25 lakh may not be sufficient to invest in realty funds
Those looking to invest in real estate funds, may have to keep at least a crore ready. The minimum investment of Rs 25 lakhs would not likely be able to fetch the expected returns in the near future.
Real estate funds have been yielding post-tax returns annually of about 10 to 20 percent approximately, for which they have been gaining prominence among other investment options. Besides this, many other factors have also contributed in enhancing the importance of such funds.

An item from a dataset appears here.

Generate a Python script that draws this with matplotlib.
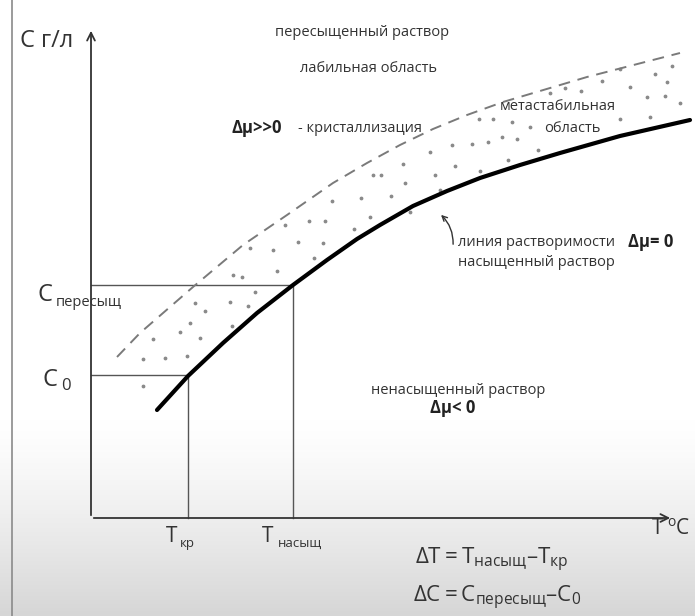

Managed by renowned professionals
Realty funds are managed by professional experts having good expertise in the real estate, finance as well as investment sectors. At present, investment biggies including HDFC, ICICI, Piramal, Birla, Dewan Housing and Milestone have been managing six real estate funds, which have been approved by market regulator Securities and Exchange Board of India (SEBI).
Safe and reliable
The funds in real estate projects undoubtedly hold huge potential of providing good yields. The projects in which these funds get invested in are legally sound and are also free from regulatory issues. Being run by renowned real estate developers who have successfully delivered projects in the past, they are reliable and hassle-free. The funds make for a safe and potential investment destination for the investors.
Though high in ticket size, they are risk-free
Real estate funds are mostly invested in projects that require high level investments for which small-ticket size investments are not considered sufficient. Not only the investment amount is big, but the yield expected is generally much bigger than it.
In this case, the investors enjoy benefits similar to mutual funds in which the asset management company collects funds from many individuals and invests it on their behalf. However, the real estate funds are of better advantage than MF’s because they are not invested in stocks and hence they are free from associated risks and instability.
Investing in real estate funds
Currently, Piramal India REIT Fund V is open for subscription. The target being sought by this fund is Rs 1,000 crore and it is already close to the number. It is likely to close shortly once the target figure is reached. If investors seem to miss this fund, then they can look forward for SEBI’s move as it is likely to reintroduce Real Estate Investment Trust (REIT) in India, which would have a ticket size lower than Rs 2 lakh too.
According to JLL’s country head, all REIT schemes will initially have to be close-ended real estate investment schemes aimed to invest in real estate projects in order to provide returns to unit holders. Returns are usually generated from capital value hikes or through rental income from real estate.